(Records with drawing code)
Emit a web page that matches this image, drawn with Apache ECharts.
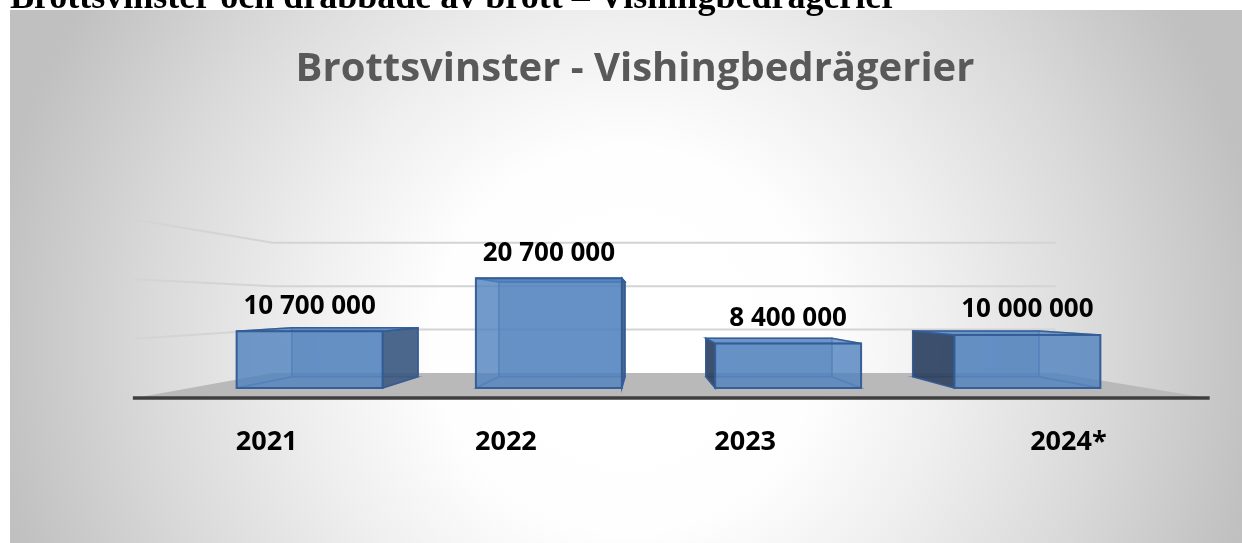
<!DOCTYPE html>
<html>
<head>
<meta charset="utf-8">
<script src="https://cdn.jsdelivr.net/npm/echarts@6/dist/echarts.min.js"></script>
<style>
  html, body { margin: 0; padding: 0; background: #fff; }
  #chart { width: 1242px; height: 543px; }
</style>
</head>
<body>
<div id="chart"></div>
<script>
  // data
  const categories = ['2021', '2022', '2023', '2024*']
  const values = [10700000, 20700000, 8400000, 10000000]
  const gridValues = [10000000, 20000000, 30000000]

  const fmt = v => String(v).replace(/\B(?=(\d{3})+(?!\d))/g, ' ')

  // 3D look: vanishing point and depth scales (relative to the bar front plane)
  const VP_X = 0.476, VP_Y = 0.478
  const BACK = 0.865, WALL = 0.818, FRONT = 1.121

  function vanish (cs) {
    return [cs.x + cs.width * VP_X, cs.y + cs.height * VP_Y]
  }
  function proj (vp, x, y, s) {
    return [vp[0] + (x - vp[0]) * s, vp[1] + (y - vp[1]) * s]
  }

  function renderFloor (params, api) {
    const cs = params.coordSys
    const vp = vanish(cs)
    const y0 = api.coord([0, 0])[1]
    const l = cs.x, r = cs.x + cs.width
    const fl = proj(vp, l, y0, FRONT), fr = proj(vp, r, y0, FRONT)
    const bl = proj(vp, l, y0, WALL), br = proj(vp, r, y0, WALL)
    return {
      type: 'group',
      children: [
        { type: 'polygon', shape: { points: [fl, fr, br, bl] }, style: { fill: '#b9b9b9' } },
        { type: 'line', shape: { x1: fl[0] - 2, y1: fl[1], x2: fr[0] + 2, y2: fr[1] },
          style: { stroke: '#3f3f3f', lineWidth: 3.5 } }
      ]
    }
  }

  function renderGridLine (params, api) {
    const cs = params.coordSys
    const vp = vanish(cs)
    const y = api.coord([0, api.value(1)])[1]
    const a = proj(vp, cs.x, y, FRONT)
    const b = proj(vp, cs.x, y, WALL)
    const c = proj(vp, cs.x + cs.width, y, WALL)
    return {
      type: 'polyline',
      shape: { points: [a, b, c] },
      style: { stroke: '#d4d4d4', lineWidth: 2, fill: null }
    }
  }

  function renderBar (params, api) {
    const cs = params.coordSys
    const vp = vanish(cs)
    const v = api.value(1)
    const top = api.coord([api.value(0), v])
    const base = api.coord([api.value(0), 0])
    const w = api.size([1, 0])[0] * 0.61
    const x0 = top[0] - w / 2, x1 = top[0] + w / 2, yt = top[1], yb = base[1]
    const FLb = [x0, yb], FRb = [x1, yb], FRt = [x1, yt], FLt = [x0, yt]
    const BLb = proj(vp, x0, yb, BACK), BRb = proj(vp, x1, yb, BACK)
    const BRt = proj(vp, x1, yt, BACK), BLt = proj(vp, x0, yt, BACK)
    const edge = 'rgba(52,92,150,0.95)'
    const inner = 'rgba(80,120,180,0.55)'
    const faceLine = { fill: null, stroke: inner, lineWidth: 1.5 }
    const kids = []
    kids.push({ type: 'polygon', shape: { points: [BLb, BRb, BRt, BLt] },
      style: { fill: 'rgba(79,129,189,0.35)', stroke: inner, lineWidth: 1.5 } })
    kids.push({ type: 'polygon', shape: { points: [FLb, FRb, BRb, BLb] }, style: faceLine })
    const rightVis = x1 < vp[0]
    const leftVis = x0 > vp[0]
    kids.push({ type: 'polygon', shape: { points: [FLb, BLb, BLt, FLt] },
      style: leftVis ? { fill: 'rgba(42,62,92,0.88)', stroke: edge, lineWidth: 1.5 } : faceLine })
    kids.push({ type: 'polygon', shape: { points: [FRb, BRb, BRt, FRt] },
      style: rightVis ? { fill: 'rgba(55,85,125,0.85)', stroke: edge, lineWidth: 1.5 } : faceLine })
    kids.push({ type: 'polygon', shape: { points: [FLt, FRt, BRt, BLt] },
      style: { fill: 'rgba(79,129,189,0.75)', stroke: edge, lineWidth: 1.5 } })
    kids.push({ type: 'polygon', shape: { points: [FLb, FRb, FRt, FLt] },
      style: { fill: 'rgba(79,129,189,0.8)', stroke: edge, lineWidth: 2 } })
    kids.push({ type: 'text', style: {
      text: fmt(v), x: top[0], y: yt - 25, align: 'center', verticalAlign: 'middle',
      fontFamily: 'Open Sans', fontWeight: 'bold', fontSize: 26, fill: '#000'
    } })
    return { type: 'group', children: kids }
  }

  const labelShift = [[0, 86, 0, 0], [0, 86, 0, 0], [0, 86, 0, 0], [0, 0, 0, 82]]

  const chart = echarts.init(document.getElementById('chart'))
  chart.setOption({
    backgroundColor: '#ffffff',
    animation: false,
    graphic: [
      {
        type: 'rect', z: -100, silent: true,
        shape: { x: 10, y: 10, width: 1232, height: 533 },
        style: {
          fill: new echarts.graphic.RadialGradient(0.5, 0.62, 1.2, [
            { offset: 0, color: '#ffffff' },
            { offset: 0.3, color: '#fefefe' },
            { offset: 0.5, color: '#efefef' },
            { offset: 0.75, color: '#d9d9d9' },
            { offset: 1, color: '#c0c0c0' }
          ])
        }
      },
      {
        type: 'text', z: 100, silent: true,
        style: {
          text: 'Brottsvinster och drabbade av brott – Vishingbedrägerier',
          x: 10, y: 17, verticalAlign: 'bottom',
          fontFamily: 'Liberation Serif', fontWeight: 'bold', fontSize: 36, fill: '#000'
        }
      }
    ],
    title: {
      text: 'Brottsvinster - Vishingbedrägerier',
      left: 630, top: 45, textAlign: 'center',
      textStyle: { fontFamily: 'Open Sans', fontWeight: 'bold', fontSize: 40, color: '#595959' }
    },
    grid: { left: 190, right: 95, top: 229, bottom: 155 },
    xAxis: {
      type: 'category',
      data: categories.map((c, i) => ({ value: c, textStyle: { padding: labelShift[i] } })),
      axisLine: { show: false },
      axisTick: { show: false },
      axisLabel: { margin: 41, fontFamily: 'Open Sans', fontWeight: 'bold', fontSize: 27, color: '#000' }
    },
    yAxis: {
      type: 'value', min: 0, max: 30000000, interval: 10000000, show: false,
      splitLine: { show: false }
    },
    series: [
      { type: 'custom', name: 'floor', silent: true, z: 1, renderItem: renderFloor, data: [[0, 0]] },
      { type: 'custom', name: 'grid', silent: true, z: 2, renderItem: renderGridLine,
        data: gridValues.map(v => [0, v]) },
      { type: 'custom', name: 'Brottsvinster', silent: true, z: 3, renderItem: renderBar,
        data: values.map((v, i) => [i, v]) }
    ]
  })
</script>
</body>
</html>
==
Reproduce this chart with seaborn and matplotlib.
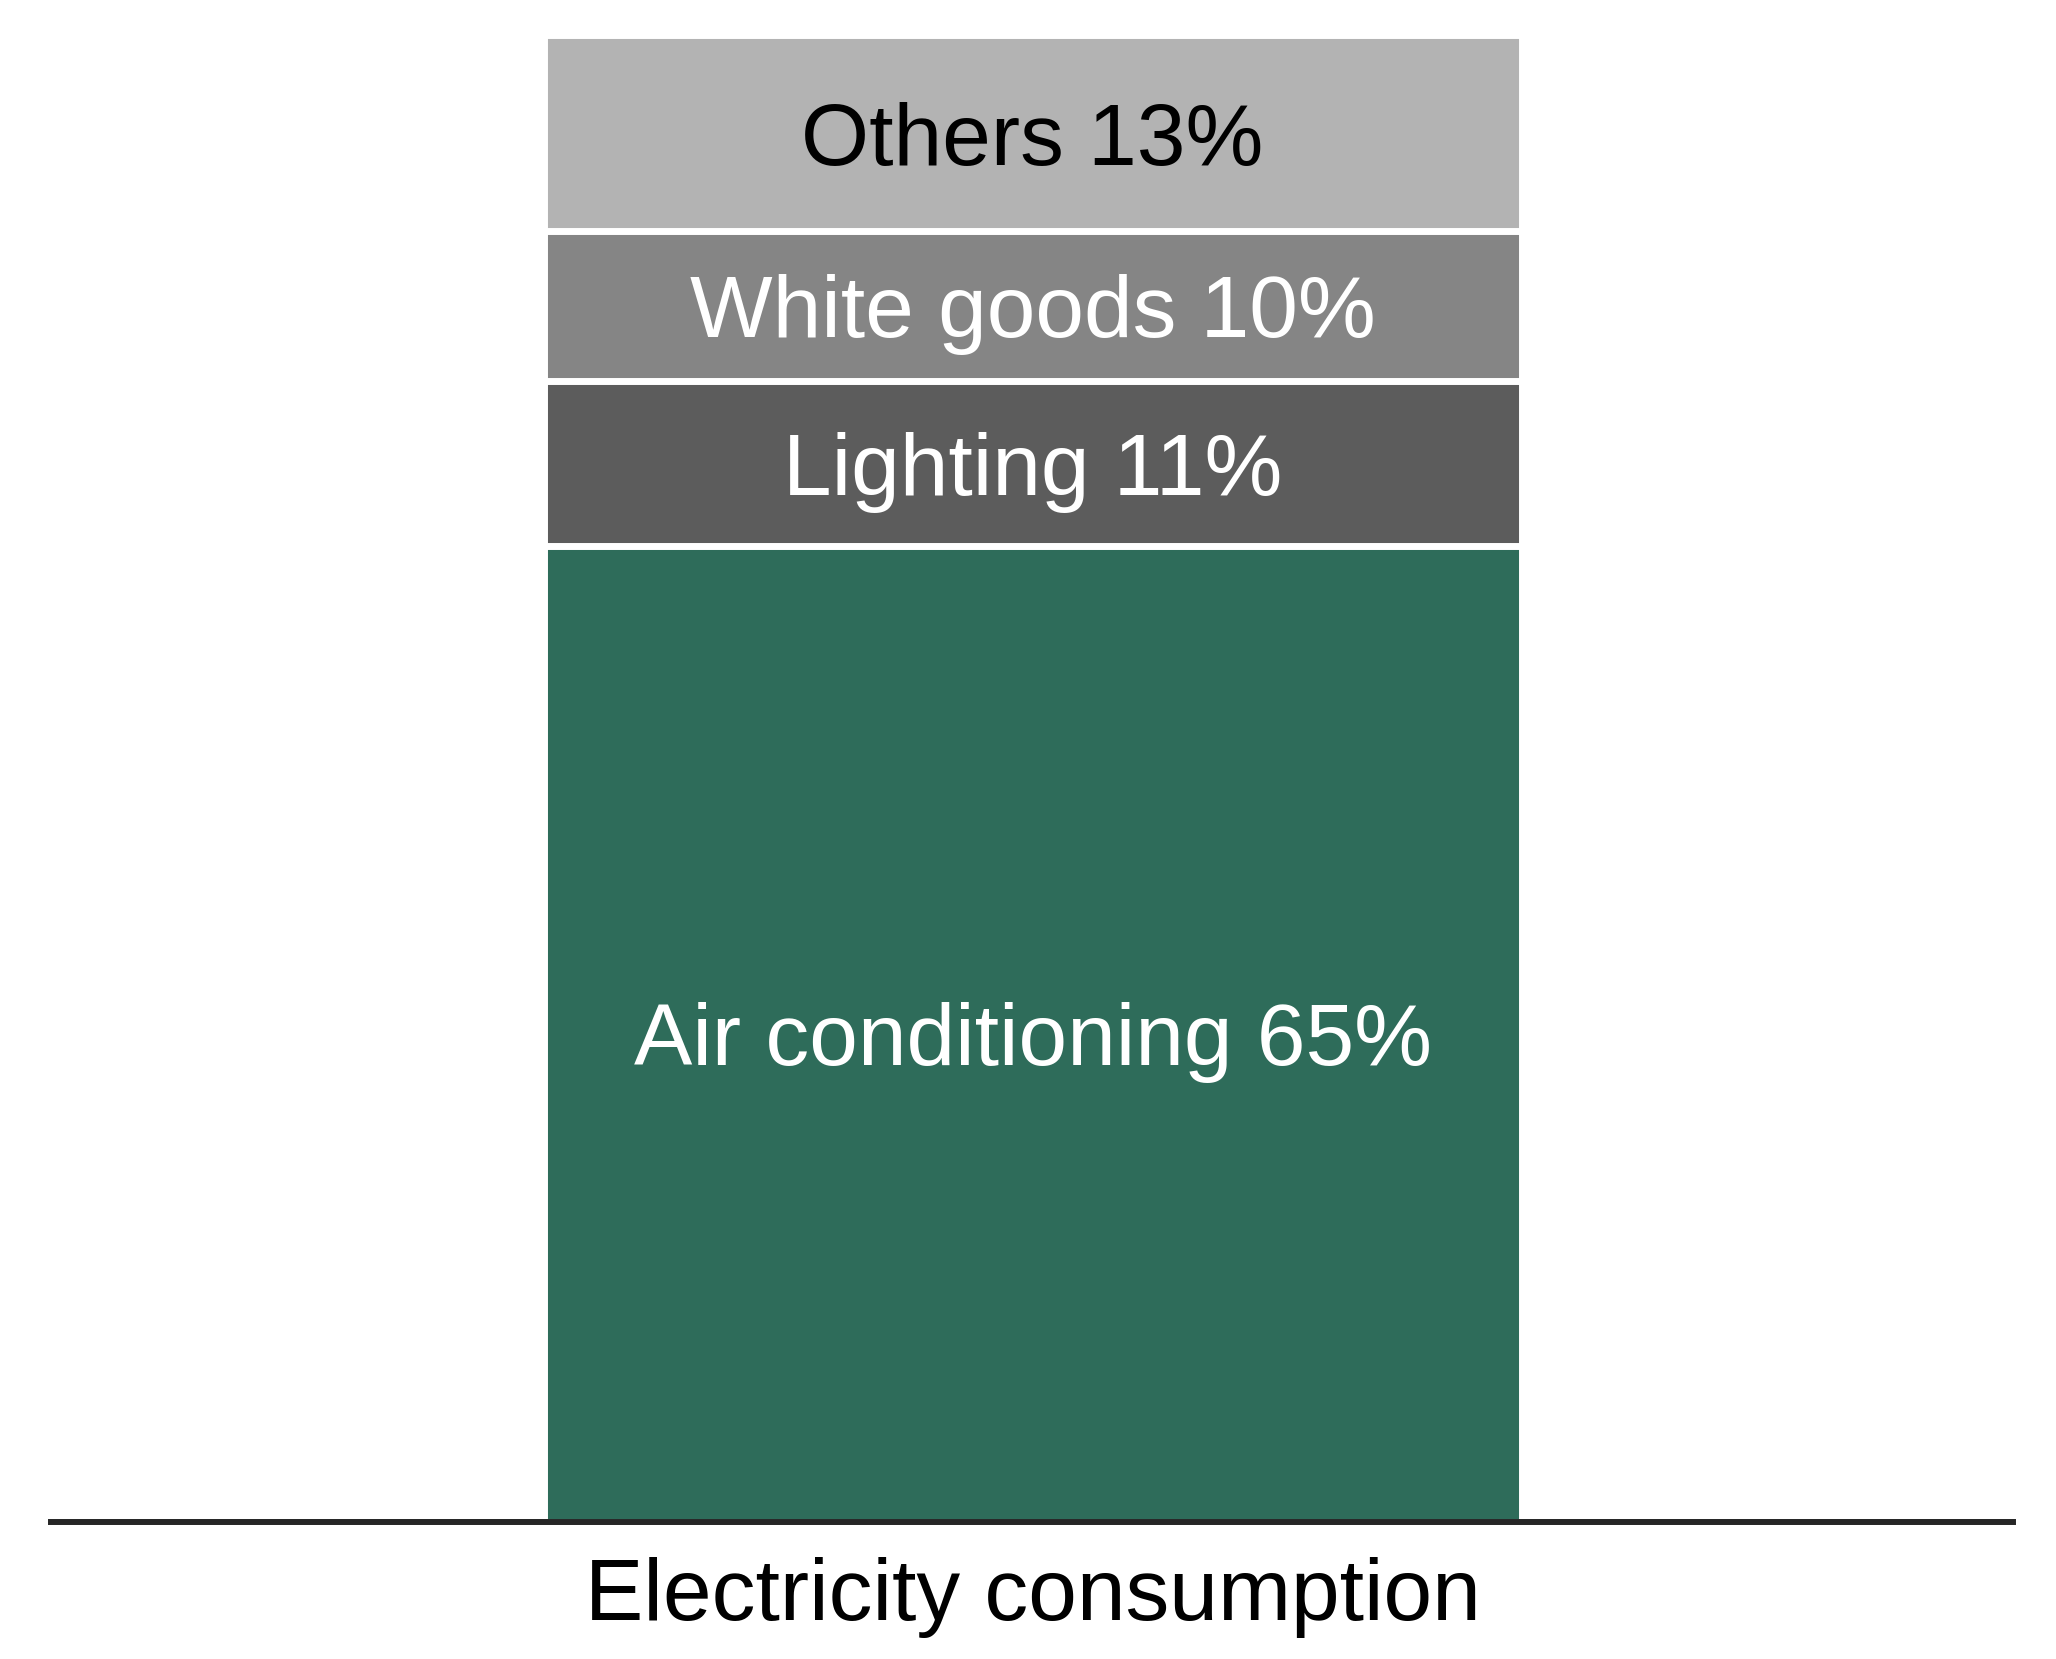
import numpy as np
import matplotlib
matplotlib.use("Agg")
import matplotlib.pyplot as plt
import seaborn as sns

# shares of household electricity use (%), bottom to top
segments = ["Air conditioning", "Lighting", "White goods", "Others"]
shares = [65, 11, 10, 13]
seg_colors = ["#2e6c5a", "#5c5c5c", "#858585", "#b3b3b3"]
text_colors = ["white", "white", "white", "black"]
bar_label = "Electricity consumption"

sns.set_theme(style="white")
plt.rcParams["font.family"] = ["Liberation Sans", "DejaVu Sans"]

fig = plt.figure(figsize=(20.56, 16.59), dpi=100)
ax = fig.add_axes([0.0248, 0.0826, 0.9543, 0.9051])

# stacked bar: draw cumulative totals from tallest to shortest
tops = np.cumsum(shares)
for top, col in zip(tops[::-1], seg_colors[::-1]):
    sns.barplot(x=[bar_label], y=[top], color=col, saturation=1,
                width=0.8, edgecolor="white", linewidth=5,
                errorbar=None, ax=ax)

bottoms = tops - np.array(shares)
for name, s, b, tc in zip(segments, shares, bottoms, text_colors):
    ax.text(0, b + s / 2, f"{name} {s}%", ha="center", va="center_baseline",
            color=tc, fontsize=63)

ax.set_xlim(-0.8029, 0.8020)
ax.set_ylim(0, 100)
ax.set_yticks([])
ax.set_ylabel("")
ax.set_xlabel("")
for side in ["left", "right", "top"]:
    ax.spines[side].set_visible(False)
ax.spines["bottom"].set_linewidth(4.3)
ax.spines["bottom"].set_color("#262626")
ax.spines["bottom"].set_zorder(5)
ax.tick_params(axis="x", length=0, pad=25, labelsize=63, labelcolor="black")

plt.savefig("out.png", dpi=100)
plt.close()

> **Task requirements**
The first line to give again is the one with "Reproduce this chart", and the last is the one with "ax = fig.add_axes([0.0248, 0.0826, 0.9543, 0.9051])". Repeat them and everything between exactly, minus the pictures.

> **Answer**
Reproduce this chart with seaborn and matplotlib.
import numpy as np
import matplotlib
matplotlib.use("Agg")
import matplotlib.pyplot as plt
import seaborn as sns

# shares of household electricity use (%), bottom to top
segments = ["Air conditioning", "Lighting", "White goods", "Others"]
shares = [65, 11, 10, 13]
seg_colors = ["#2e6c5a", "#5c5c5c", "#858585", "#b3b3b3"]
text_colors = ["white", "white", "white", "black"]
bar_label = "Electricity consumption"

sns.set_theme(style="white")
plt.rcParams["font.family"] = ["Liberation Sans", "DejaVu Sans"]

fig = plt.figure(figsize=(20.56, 16.59), dpi=100)
ax = fig.add_axes([0.0248, 0.0826, 0.9543, 0.9051])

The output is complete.